Given exercise: Look for the line containing "Write the Plotly code for this chart." and the line containing "import plotly.graph_objects as go" in the entries below. Copy those two and all lines between them exactly, leaving out pictures.

(Source code of charts)
· · · · · · ·

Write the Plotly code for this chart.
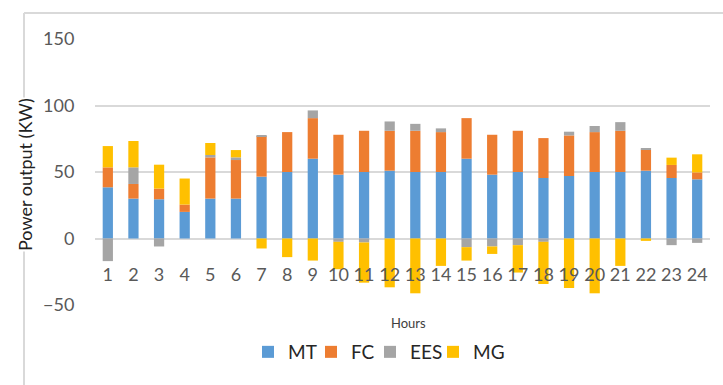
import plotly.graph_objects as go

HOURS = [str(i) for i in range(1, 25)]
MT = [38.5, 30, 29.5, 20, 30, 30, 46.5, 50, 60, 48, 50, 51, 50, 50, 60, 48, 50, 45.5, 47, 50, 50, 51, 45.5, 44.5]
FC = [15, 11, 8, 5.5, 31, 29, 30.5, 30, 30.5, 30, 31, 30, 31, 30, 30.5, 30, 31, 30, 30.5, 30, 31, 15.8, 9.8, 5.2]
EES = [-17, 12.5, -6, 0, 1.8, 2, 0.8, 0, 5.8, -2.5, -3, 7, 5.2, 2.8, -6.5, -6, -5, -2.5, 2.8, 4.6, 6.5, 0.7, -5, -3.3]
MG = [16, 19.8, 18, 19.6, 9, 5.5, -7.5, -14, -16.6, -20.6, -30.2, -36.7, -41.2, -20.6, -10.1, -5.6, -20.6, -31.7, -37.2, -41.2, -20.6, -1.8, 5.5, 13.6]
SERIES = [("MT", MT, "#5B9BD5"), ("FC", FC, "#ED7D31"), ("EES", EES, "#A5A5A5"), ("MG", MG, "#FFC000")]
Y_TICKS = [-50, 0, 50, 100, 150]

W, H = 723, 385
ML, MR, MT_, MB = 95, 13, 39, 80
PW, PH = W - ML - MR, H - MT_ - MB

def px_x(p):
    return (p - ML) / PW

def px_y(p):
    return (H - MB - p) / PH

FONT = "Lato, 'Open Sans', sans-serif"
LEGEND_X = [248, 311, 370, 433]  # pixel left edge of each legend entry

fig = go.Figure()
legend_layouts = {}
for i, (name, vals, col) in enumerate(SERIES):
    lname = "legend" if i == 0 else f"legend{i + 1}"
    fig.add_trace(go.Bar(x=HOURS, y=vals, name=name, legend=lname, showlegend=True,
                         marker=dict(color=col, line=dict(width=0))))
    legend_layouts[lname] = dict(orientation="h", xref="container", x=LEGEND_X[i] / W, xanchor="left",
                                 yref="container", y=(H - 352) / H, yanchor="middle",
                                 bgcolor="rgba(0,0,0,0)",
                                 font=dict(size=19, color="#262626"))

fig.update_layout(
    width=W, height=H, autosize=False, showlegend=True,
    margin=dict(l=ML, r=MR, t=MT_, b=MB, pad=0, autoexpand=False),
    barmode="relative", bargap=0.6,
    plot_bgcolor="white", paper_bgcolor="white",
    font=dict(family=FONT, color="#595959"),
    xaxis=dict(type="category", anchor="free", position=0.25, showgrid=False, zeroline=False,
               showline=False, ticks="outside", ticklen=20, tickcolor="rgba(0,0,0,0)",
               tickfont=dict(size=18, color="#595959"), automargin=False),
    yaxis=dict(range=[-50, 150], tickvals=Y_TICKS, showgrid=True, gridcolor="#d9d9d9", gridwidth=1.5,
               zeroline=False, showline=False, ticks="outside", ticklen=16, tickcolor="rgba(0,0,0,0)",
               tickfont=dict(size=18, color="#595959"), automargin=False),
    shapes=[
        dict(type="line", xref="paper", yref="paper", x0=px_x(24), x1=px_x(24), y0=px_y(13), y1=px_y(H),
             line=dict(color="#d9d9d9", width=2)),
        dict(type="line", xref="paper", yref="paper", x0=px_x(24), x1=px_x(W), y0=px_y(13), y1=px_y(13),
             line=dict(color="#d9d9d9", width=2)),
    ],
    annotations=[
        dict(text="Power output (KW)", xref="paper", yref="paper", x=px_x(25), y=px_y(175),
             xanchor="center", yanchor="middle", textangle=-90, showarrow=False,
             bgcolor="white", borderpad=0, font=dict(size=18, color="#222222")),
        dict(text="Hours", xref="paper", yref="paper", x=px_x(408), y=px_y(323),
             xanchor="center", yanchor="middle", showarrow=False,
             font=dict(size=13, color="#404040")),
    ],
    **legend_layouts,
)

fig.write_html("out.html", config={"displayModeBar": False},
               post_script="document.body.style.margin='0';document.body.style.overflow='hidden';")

· · · · · · ·

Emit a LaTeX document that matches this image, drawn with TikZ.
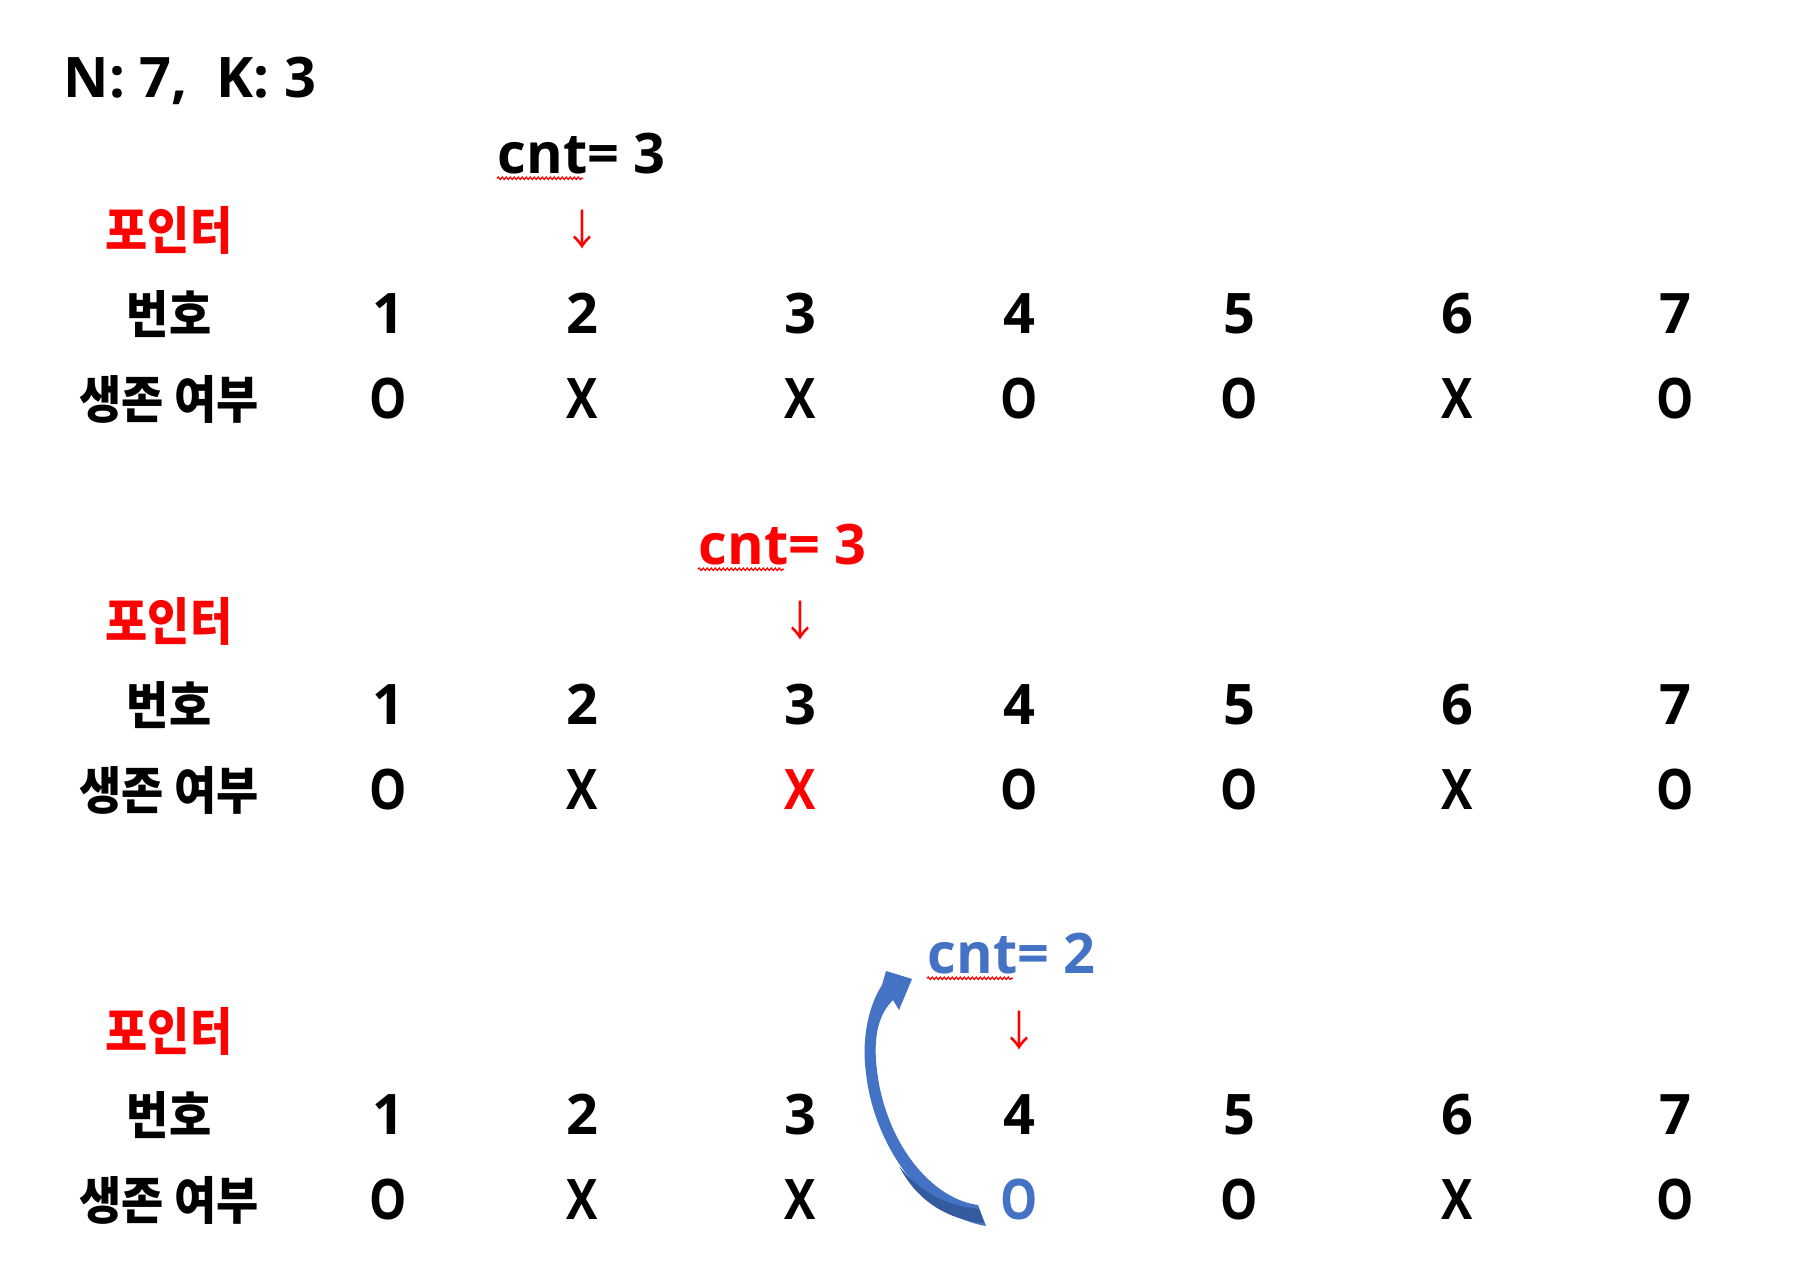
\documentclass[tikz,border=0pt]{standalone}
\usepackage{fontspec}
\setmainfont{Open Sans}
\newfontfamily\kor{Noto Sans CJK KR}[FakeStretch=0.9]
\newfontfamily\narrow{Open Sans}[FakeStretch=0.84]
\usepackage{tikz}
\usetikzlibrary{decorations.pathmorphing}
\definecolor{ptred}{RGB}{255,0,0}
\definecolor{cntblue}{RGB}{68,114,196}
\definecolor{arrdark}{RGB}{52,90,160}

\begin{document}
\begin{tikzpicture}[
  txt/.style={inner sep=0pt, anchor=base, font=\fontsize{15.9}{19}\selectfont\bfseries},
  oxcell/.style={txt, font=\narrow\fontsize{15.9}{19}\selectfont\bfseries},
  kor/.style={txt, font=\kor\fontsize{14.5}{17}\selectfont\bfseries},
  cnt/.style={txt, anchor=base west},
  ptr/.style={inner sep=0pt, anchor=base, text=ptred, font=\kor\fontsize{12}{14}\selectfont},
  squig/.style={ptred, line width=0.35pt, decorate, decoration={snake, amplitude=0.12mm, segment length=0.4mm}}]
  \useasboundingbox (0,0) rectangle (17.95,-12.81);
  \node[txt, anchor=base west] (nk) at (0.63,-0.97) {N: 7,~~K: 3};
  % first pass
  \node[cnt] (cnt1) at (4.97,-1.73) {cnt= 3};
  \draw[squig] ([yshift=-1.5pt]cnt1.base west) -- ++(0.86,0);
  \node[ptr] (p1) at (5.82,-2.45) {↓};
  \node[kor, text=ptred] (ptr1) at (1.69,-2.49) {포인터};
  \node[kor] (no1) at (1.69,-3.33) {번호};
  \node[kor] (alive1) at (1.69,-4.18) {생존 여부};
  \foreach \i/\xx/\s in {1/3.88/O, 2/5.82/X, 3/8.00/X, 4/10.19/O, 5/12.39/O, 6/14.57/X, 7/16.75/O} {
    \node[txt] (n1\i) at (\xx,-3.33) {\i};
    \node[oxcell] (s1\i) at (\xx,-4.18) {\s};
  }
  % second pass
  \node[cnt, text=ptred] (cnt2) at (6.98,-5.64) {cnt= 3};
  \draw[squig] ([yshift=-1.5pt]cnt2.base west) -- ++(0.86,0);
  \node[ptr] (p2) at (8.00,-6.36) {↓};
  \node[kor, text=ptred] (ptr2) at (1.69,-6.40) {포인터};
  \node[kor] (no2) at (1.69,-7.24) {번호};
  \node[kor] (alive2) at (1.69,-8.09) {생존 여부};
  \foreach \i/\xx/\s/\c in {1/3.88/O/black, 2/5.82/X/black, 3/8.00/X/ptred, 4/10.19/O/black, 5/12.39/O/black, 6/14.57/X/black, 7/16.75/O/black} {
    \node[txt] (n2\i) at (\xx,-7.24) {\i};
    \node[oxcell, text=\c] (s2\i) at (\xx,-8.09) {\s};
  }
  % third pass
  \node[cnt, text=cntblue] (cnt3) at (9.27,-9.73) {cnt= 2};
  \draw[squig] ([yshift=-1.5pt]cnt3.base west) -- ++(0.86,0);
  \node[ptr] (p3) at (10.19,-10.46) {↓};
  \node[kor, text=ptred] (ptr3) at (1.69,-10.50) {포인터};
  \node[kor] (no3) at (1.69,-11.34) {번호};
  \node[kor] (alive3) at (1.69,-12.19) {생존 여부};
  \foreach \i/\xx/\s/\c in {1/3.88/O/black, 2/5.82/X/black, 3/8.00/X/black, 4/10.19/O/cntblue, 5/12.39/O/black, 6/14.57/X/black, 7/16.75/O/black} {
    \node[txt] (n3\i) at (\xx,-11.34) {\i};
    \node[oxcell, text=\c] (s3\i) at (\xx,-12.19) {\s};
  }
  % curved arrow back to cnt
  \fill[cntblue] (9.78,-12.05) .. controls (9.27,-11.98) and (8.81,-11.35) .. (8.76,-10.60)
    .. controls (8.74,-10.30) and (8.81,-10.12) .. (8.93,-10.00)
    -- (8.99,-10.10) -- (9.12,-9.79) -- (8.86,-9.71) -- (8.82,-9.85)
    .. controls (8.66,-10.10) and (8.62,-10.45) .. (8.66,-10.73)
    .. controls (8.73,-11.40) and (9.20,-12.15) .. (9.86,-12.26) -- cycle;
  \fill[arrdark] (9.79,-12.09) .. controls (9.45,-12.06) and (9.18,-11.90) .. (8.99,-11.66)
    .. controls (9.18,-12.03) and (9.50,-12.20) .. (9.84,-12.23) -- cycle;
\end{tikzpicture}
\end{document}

· · · · · · ·

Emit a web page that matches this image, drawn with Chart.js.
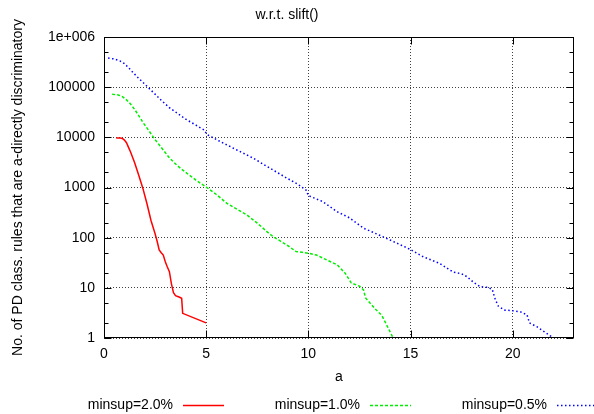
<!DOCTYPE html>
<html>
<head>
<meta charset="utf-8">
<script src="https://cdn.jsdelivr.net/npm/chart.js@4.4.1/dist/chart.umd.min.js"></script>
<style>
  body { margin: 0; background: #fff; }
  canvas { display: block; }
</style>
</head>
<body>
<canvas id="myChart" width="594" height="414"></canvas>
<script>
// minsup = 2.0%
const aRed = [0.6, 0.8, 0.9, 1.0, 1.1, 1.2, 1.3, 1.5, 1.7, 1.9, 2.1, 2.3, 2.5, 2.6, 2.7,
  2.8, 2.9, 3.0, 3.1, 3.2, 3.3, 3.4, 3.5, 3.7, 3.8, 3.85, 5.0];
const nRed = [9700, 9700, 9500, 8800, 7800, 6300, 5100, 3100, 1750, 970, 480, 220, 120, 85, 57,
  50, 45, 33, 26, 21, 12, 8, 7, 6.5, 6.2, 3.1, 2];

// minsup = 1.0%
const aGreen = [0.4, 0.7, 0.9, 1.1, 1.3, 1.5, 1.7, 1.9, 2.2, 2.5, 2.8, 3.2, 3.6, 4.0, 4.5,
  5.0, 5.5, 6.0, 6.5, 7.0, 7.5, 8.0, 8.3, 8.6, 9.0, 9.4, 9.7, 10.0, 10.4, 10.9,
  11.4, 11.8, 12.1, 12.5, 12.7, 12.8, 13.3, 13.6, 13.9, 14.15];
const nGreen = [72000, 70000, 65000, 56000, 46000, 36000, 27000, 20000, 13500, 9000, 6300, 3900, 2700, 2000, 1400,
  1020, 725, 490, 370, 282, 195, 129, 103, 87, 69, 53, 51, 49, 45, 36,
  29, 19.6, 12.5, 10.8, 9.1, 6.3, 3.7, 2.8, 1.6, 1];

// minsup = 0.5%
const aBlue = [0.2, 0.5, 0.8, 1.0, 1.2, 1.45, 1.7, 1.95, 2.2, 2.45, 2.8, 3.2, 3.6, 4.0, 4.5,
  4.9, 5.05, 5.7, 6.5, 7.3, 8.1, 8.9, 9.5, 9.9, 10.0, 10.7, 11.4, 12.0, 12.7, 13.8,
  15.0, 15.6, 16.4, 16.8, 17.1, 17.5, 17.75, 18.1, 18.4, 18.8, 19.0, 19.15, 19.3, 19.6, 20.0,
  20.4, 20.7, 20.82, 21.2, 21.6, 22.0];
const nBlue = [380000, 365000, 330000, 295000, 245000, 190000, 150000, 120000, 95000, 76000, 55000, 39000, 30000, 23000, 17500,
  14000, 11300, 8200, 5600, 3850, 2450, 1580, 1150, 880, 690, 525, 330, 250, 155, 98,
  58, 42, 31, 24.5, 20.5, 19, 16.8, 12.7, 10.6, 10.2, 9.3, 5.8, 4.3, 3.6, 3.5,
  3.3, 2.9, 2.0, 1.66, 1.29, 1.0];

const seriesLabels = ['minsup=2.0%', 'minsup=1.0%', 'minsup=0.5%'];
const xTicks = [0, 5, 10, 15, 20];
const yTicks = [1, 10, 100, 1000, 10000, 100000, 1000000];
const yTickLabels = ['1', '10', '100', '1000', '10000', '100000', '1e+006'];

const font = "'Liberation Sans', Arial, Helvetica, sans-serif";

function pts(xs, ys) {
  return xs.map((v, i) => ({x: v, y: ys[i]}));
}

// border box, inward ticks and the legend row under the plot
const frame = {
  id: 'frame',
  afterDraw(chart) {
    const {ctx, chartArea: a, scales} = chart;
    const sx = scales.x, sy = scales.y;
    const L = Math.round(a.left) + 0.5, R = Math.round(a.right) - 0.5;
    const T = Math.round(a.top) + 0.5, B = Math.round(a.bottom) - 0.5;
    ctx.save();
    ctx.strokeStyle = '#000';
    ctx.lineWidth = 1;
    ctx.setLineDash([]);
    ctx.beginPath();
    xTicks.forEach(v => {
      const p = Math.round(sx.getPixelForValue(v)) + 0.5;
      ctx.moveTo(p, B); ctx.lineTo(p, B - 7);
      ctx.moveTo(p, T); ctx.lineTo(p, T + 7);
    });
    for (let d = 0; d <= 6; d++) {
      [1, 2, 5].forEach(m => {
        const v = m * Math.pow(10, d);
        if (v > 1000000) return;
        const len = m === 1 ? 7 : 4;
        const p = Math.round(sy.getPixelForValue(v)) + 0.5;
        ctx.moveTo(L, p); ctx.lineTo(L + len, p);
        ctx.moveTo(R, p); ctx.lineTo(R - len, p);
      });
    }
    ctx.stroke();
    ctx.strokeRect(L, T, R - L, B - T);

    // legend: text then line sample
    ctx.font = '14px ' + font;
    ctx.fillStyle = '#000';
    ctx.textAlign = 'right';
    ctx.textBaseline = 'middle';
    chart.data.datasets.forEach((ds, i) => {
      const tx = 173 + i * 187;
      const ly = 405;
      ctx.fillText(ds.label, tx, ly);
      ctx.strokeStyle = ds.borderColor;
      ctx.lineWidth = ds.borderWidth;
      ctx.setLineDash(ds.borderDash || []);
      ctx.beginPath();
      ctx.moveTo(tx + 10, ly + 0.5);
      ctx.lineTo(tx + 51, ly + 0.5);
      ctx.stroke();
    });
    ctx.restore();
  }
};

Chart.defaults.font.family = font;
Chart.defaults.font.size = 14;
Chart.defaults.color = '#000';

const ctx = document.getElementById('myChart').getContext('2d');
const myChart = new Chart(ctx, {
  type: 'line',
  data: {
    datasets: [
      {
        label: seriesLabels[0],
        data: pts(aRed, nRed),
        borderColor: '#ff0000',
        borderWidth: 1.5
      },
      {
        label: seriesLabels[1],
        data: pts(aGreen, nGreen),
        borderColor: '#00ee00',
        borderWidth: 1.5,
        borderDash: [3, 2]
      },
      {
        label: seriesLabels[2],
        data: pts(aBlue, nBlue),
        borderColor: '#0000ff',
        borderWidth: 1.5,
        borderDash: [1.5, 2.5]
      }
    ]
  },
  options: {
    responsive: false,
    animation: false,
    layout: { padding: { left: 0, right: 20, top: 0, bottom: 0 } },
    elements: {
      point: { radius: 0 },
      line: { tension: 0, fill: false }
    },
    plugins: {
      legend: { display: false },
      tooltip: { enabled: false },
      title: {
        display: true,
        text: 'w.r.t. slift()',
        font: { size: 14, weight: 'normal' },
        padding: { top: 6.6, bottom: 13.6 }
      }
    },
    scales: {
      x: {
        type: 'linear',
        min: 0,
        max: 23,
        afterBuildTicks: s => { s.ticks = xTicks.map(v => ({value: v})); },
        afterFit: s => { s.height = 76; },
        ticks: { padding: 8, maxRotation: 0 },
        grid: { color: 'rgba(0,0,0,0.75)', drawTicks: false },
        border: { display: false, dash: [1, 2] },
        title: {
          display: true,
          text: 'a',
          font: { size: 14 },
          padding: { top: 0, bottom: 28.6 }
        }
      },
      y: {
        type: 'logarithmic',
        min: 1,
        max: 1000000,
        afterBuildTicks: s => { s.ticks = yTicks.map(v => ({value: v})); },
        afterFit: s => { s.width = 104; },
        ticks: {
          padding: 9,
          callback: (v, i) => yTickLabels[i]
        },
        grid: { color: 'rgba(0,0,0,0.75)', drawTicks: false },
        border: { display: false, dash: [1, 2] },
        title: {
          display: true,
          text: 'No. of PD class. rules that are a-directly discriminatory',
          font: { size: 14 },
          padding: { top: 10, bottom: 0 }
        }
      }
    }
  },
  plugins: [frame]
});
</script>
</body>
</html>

· · · · · · ·

Written response:
Write the Plotly code for this chart.
import plotly.graph_objects as go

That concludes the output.